Mental Models
The Map Is Not the Territory — But Your Brain Forgot That
Every decision you make today will be shaped by a model of reality that is, at best, a useful fiction.
The Idea
Your brain does not perceive the world directly. It runs a simulation — a constantly updated predictive model built from past experience, expectations, and assumptions — and what you experience as 'reality' is actually that model, occasionally patched with incoming sensory data. This is not a flaw. It is the architecture that makes fast, efficient cognition possible. The term 'mental model' captures something more specific than just 'how you think.' A mental model is a compressed, functional representation of how a particular system works — a relationship, an organisation, a physical process, an economy. You use dozens of them without noticing: supply and demand, feedback loops, confirmation bias, the idea that people act in their own interest. These are cognitive shortcuts that let you navigate complexity without recomputing from scratch every time. The problem is that mental models become invisible precisely because they work. Once a model is embedded, the brain stops questioning it and starts using it as a lens through which new evidence is interpreted.

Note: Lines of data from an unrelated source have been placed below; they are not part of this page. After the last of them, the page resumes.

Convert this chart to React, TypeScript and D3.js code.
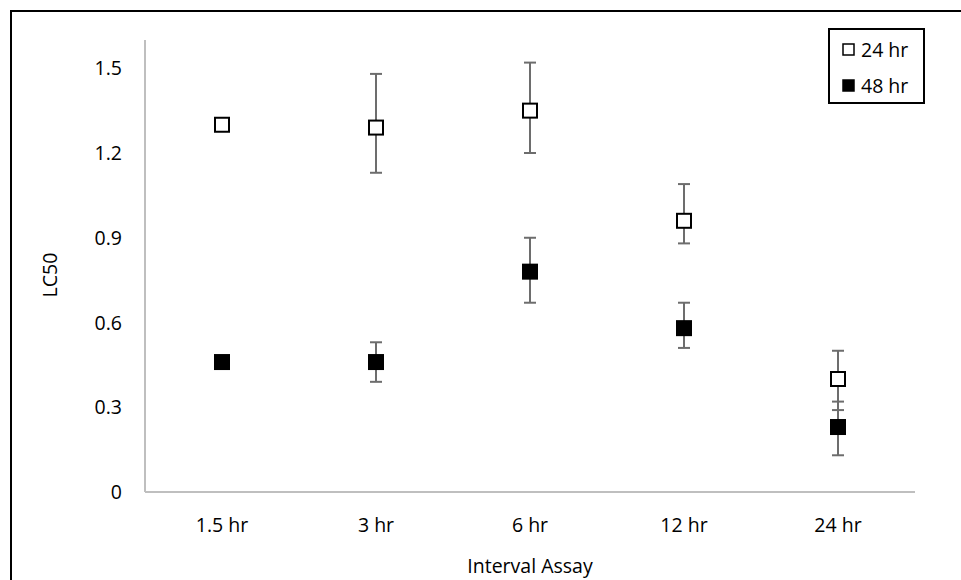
import React from 'react';
import * as d3 from 'd3';

const categories = ['1.5 hr', '3 hr', '6 hr', '12 hr', '24 hr'];
const hr24 = [1.3, 1.29, 1.35, 0.96, 0.4];
const hr24Plus = [0, 0.19, 0.17, 0.13, 0.1];
const hr24Minus = [0, 0.16, 0.15, 0.08, 0.11];
const hr48 = [0.46, 0.46, 0.78, 0.58, 0.23];
const hr48Plus = [0.02, 0.07, 0.12, 0.09, 0.09];
const hr48Minus = [0.02, 0.07, 0.11, 0.07, 0.1];
const yTicks = [0, 0.3, 0.6, 0.9, 1.2, 1.5];

const W = 961;
const H = 580;
const font = "'Open Sans', 'Liberation Sans', sans-serif";

export default function App() {
    const x = d3.scaleBand().domain(categories).range([145, 915]);
    const y = d3.scaleLinear().domain([0, 1.6]).range([492, 40]);
    const cx = (c: string) => (x(c) as number) + x.bandwidth() / 2;

    const series = [
        { name: '24 hr', vals: hr24, plus: hr24Plus, minus: hr24Minus, fill: '#ffffff' },
        { name: '48 hr', vals: hr48, plus: hr48Plus, minus: hr48Minus, fill: '#000000' },
    ];

    return (
        <svg width={W} height={H} style={{ position: 'absolute', left: 0, top: 0, background: '#fff' }}>
            <rect x={11} y={11} width={1000} height={1000} fill="none" stroke="#000" strokeWidth={2} />

            {/* axes */}
            <line x1={145} x2={145} y1={y(1.6)} y2={y(0)} stroke="#bfbfbf" strokeWidth={2} />
            <line x1={145} x2={915} y1={y(0)} y2={y(0)} stroke="#bfbfbf" strokeWidth={2} />

            {yTicks.map(t => (
                <text key={t} x={122} y={y(t) + 7} textAnchor="end"
                    fontFamily={font} fontSize={19.5} fill="#000">{t}</text>
            ))}
            {categories.map(c => (
                <text key={c} x={cx(c)} y={532} textAnchor="middle"
                    fontFamily={font} fontSize={19.5} fill="#000">{c}</text>
            ))}
            <text x={530} y={573} textAnchor="middle"
                fontFamily={font} fontSize={19.5} fill="#000">Interval Assay</text>
            <text transform={`translate(57,275) rotate(-90)`} textAnchor="middle"
                fontFamily={font} fontSize={19.5} fill="#000">LC50</text>

            {/* error bars */}
            {series.map(s => categories.map((c, i) => {
                const top = y(s.vals[i] + s.plus[i]);
                const bot = y(s.vals[i] - s.minus[i]);
                const px = cx(c);
                return (
                    <g key={s.name + c} stroke="#6d6d6d" strokeWidth={2}>
                        <line x1={px} x2={px} y1={top} y2={bot} />
                        <line x1={px - 6} x2={px + 6} y1={top} y2={top} />
                        <line x1={px - 6} x2={px + 6} y1={bot} y2={bot} />
                    </g>
                );
            }))}

            {/* markers */}
            {series.map(s => categories.map((c, i) => (
                <rect key={'m' + s.name + c} x={cx(c) - 7} y={y(s.vals[i]) - 7} width={14} height={14}
                    fill={s.fill} stroke="#000" strokeWidth={2} />
            )))}

            {/* legend */}
            <rect x={829} y={29} width={95} height={74} fill="#fff" stroke="#000" strokeWidth={2} />
            {series.map((s, i) => (
                <g key={'l' + s.name}>
                    <rect x={843} y={44 + i * 36} width={11} height={11} fill={s.fill} stroke="#000" strokeWidth={1.5} />
                    <text x={861} y={57 + i * 36} fontFamily={font} fontSize={19.5} fill="#000">{s.name}</text>
                </g>
            ))}
        </svg>
    );
}
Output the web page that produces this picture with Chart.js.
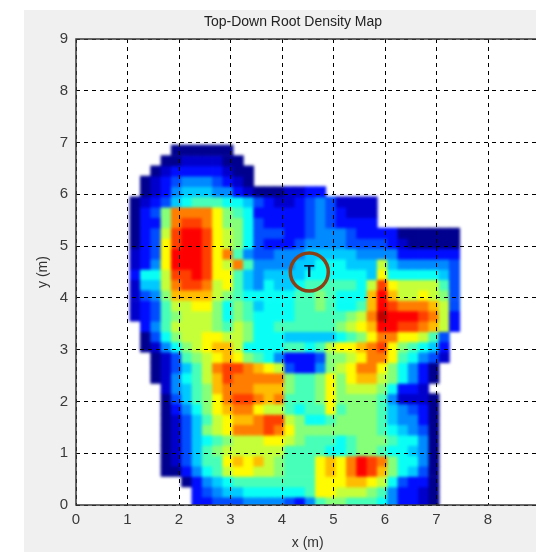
<!DOCTYPE html>
<html>
<head>
<meta charset="utf-8">
<title>Top-Down Root Density Map</title>
<script src="https://cdn.jsdelivr.net/npm/chart.js@4/dist/chart.umd.min.js"></script>
<style>
  html, body { margin: 0; padding: 0; background: #fff; width: 536px; height: 552px; overflow: hidden; }
  #wrap { position: absolute; left: 24px; top: 10px; width: 512px; height: 542px; overflow: hidden; background: #f0f0f0; }
  canvas { display: block; filter: blur(0.4px); }
</style>
</head>
<body>
<div id="wrap"><canvas id="rootChart" width="538" height="542"></canvas></div>
<script>
// cell centres in metres
const cellX = [1.15,1.35,1.55,1.75,1.95,2.15,2.35,2.55,2.75,2.95,3.15,3.35,3.55,3.75,3.95,4.15,4.35,4.55,4.75,4.95,5.15,5.35,5.55,5.75,5.95,6.15,6.35,6.55,6.75,6.95,7.15,7.35];
const cellY = [0.05,0.25,0.45,0.65,0.85,1.05,1.25,1.45,1.65,1.85,2.05,2.25,2.45,2.65,2.85,3.05,3.25,3.45,3.65,3.85,4.05,4.25,4.45,4.65,4.85,5.05,5.25,5.45,5.65,5.85,6.05,6.25,6.45,6.65,6.85];

// density level per cell (0 = no data, 1..16 along the jet map), one row per cellY
const densityRows = [
  [0,0,0,0,0,0,3,3,4,4,4,5,5,5,5,4,3,5,8,9,9,8,8,8,7,5,3,3,2,1],
  [0,0,0,0,0,0,3,4,5,6,6,7,7,7,7,7,7,8,11,11,10,10,10,9,8,5,3,3,2,1],
  [0,0,0,0,0,1,3,5,6,7,8,8,8,8,8,8,8,8,11,11,11,12,12,11,10,7,4,3,3,1],
  [0,0,0,1,1,3,5,7,8,10,11,11,10,10,9,8,8,8,11,12,11,13,15,14,12,9,7,6,4,1],
  [0,0,0,1,2,4,6,8,8,11,12,11,12,10,9,8,8,8,11,12,11,13,15,14,13,9,7,7,5,1],
  [0,0,0,1,2,4,6,8,9,10,10,10,10,10,10,8,8,8,8,7,7,8,9,9,8,7,7,6,5,1],
  [0,0,0,1,2,4,6,7,8,9,10,10,10,11,11,10,9,8,8,8,7,8,9,9,9,8,7,7,5,1],
  [0,0,0,1,2,4,6,9,10,11,13,13,13,14,13,11,9,9,9,9,9,9,9,9,8,7,6,5,4,1],
  [0,0,0,1,2,4,6,8,10,11,12,12,13,14,14,10,9,7,7,8,9,9,9,9,8,6,5,5,3,1],
  [0,0,0,1,3,5,7,9,11,12,13,13,11,10,10,8,7,8,8,11,8,9,9,9,8,6,5,4,3,1],
  [0,0,0,1,4,6,8,9,11,13,14,14,13,12,13,8,8,8,9,11,9,9,9,9,8,5,2,2,2,1],
  [0,0,0,2,5,6,8,9,12,13,13,13,12,12,12,9,8,8,9,11,9,10,10,10,9,7,3,3,2],
  [0,0,1,2,5,7,8,10,12,14,13,13,13,13,13,9,8,8,9,11,9,11,12,12,10,9,7,5,3,1],
  [0,0,1,2,4,6,8,10,13,14,14,13,12,11,10,4,3,3,5,9,10,11,13,13,11,9,7,5,3,1],
  [0,0,1,2,4,8,9,10,11,12,11,9,8,7,5,3,3,3,4,9,9,10,11,13,13,11,8,7,5,4,2],
  [0,1,2,5,7,9,10,11,12,12,10,7,7,7,7,8,8,7,8,10,11,11,12,13,14,11,9,8,7,6,3],
  [0,1,4,7,9,10,10,11,11,10,10,9,7,7,7,6,6,6,6,6,7,8,9,11,13,13,11,11,10,8,4],
  [0,3,5,8,10,10,10,10,9,8,10,9,7,7,8,8,8,8,8,8,9,10,11,12,15,15,14,14,13,12,10,3],
  [2,3,4,8,9,10,10,10,9,7,9,8,7,7,7,7,8,8,8,8,8,9,10,13,16,15,15,15,14,13,10,3],
  [2,3,4,8,10,10,11,11,9,7,9,8,6,7,7,7,8,8,9,8,7,7,8,12,15,14,13,13,13,12,10,4],
  [2,4,5,9,12,12,12,12,10,9,8,7,7,7,7,7,8,8,9,8,7,7,7,12,15,12,10,10,11,10,9,4],
  [2,6,6,10,13,14,14,13,10,11,8,6,5,7,6,6,7,8,8,8,8,8,7,10,14,11,10,10,10,10,8,4],
  [3,7,7,10,14,14,15,14,11,11,8,6,5,6,6,6,6,7,7,7,7,7,7,6,11,7,7,7,7,7,6,4],
  [2,3,5,11,15,15,15,14,11,10,13,8,5,5,5,5,6,6,7,7,7,6,6,6,10,6,5,5,5,5,5,4],
  [2,3,4,11,15,15,15,14,11,13,8,5,4,4,5,5,5,6,6,6,6,6,5,5,5,5,3,3,3,3,3,3],
  [1,3,4,11,14,15,15,14,11,10,9,7,4,3,3,3,4,5,5,5,5,4,4,4,4,3,2,1,1,1,1,1],
  [1,3,4,10,14,15,15,14,11,10,9,7,4,4,4,3,3,4,5,5,5,4,3,3,3,3,1,1,1,1,1,1],
  [1,3,3,9,13,14,14,13,11,9,9,7,4,3,3,3,3,4,5,4,3,3,3,3],
  [1,3,4,9,13,13,13,13,11,9,8,7,3,3,3,3,3,4,5,4,3,2,2,2],
  [1,2,3,4,6,7,8,8,8,7,7,6,4,3,2,2,3,4,5,4,2,2,2,2],
  [0,1,2,3,5,6,6,6,5,5,3,2,1,1,1,2,2,3,3],
  [0,1,2,3,4,5,5,5,4,3,2,1],
  [0,0,1,2,3,3,3,3,3,2,1,1],
  [0,0,0,1,1,2,2,2,2,1,1],
  [0,0,0,0,1,1,1,1,1,1]
];

const xTicks = [0, 1, 2, 3, 4, 5, 6, 7, 8, 9];
const treeAt = [{ x: 4.53, y: 4.5 }];

function jet(level) {
  const t = 0.015 + (level - 1) / 14 * 0.86;
  const ch = (c) => Math.round(255 * Math.max(0, Math.min(1, 1.5 - Math.abs(4 * t - c))));
  return `rgb(${ch(3)},${ch(2)},${ch(1)})`;
}

const cells = [];
densityRows.forEach((row, r) => {
  row.forEach((level, c) => {
    if (level > 0) cells.push({ x: cellX[c], y: cellY[r], level });
  });
});

const fontName = "'Liberation Sans', Arial, sans-serif";

const plotFrame = {
  id: "plotFrame",
  beforeDatasetsDraw(chart) {
    const a = chart.chartArea;
    chart.ctx.save();
    chart.ctx.fillStyle = "#fff";
    chart.ctx.fillRect(a.left, a.top, a.width, a.height);
    chart.ctx.restore();
  },
  // the picture is a smoothed map: blur the finished cell layer onto itself
  afterDatasetDraw(chart, args) {
    if (args.index !== 1) return;
    const a = chart.chartArea;
    const ctx = chart.ctx;
    ctx.save();
    ctx.beginPath();
    ctx.rect(a.left, a.top, a.width, a.height);
    ctx.clip();
    ctx.filter = "blur(1.6px)";
    ctx.drawImage(chart.canvas, 0, 0);
    ctx.restore();
  },
  afterDraw(chart) {
    const a = chart.chartArea;
    const ctx = chart.ctx;
    ctx.save();
    ctx.strokeStyle = "#3a3a3a";
    ctx.lineWidth = 1.5;
    ctx.strokeRect(a.left, a.top, a.width, a.height);
    // tree label in the middle of the ring
    ctx.fillStyle = "#0c1a3c";
    ctx.font = "bold 17px " + fontName;
    ctx.textAlign = "center";
    ctx.textBaseline = "middle";
    ctx.fillText("T", chart.scales.x.getPixelForValue(treeAt[0].x), chart.scales.y.getPixelForValue(treeAt[0].y));
    ctx.restore();
  },
};

new Chart(document.getElementById("rootChart").getContext("2d"), {
  type: "scatter",
  data: {
    datasets: [
      {
        data: treeAt,
        pointStyle: "circle",
        pointRadius: 19,
        pointBorderWidth: 3.5,
        pointBorderColor: "#8a3f14",
        pointBackgroundColor: "rgba(0,0,0,0)",
        order: 0,
      },
      {
        data: cells,
        pointStyle: "rect",
        pointRadius: 7.8,
        pointBorderWidth: 0,
        pointBackgroundColor: (c) => jet(c.raw.level),
        order: 1,
      },
    ],
  },
  plugins: [plotFrame],
  options: {
    responsive: false,
    animation: false,
    events: [],
    plugins: {
      legend: { display: false },
      tooltip: { enabled: false },
      title: {
        display: true,
        text: "Top-Down Root Density Map",
        color: "#222",
        font: { family: fontName, size: 14, weight: "normal", lineHeight: 1.2 },
        padding: { top: 4, bottom: 8.2 },
      },
    },
    scales: {
      x: {
        type: "linear",
        min: 0,
        max: 9,
        afterBuildTicks: (s) => { s.ticks = xTicks.map((value) => ({ value })); },
        afterFit: (s) => { s.height = 47; },
        grid: { color: "#000", lineWidth: 1, z: 1, drawTicks: false },
        border: { display: false, dash: [4, 4] },
        ticks: { color: "#3a3a3a", font: { family: fontName, size: 15 }, padding: 6, maxRotation: 0, autoSkip: false },
        title: { display: true, text: "x (m)", color: "#333", font: { family: fontName, size: 14 }, padding: { top: 3, bottom: 0 } },
      },
      y: {
        type: "linear",
        min: 0,
        max: 9,
        afterBuildTicks: (s) => { s.ticks = xTicks.map((value) => ({ value })); },
        afterFit: (s) => { s.width = 52; },
        grid: { color: "#000", lineWidth: 1, z: 1, drawTicks: false },
        border: { display: false, dash: [4, 4] },
        ticks: { color: "#3a3a3a", font: { family: fontName, size: 15 }, padding: 8, autoSkip: false },
        title: { display: true, text: "y (m)", color: "#333", font: { family: fontName, size: 14 }, padding: { top: 11, bottom: 0 } },
      },
      // spare room on the right, the title sits left of the plot's own centre
      side: {
        type: "linear",
        position: "right",
        afterFit: (s) => { s.width = 22; },
        grid: { display: false },
        border: { display: false },
        ticks: { display: false },
      },
    },
  },
});
</script>
</body>
</html>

Contradictory information gets filtered, reframed, or simply not noticed. Psychologists call this 'belief perseverance'; the model persists even after the evidence that built it has been discredited. What distinguishes genuinely sharp thinkers is not that they have more knowledge — it is that they hold their models more lightly, treat them as provisional tools rather than truths, and have developed the habit of asking: what would have to be true for this model to be wrong?
In the World
In the 1970s, a team of researchers at Stanford led by psychologist Lee Ross ran a now-famous experiment. Participants were shown a set of studies on capital punishment — some supporting its deterrent effect, some undermining it. Regardless of their prior beliefs, participants rated the studies that confirmed what they already thought as more rigorous and convincing, and dismissed the contradicting studies as methodologically flawed. By the end, both pro- and anti-capital punishment participants had become more entrenched in their original positions — despite reading identical evidence. This is the mental model trap in its purest form. The participants were not being irrational in any simple sense; they were applying genuine scrutiny. But that scrutiny was being directed by an invisible prior model, which decided in advance what 'a good study' looked like. The same dynamic appears in medicine. When Hungarian physician Ignaz Semmelweis proposed in 1847 that doctors were transmitting fatal infections by moving directly from autopsies to deliveries without washing their hands, the medical establishment rejected him — not because they examined his evidence and found it wanting, but because it didn't fit the reigning model of how disease worked. The model made the evidence literally unthinkable. Semmelweis died in an asylum, largely ignored. Germ theory arrived two decades later and vindicated him completely. The lesson is not that experts are foolish. It is that the stronger your mental model, the harder it becomes to see what it is hiding.
Why It Matters
Knowing that you operate through mental models rather than direct perception changes how you can engage with disagreement, uncertainty, and your own blind spots. When someone reaches a different conclusion from the same facts, the instinct is to assume they have worse information or worse reasoning. But they may simply be running a different model — one with different foundational assumptions about how people, systems, or causality work. The productive question shifts from 'why are they wrong?' to 'what would their model have to look like for this conclusion to make sense?' It also reframes the value of intellectual diversity. Surrounding yourself with people who share your mental models feels efficient and harmonious, but it creates a closed system. The models never get stress-tested. Novel situations expose their limits catastrophically rather than incrementally. Perhaps most usefully: treating your own convictions as models rather than facts introduces just enough epistemic friction to slow down confident errors. It doesn't require chronic self-doubt — just the habit of occasionally surfacing an assumption and asking whether it is load-bearing, and whether it should be.
A Question to Ponder
Which belief do you hold most confidently right now — and what would it actually take to change your mind about it?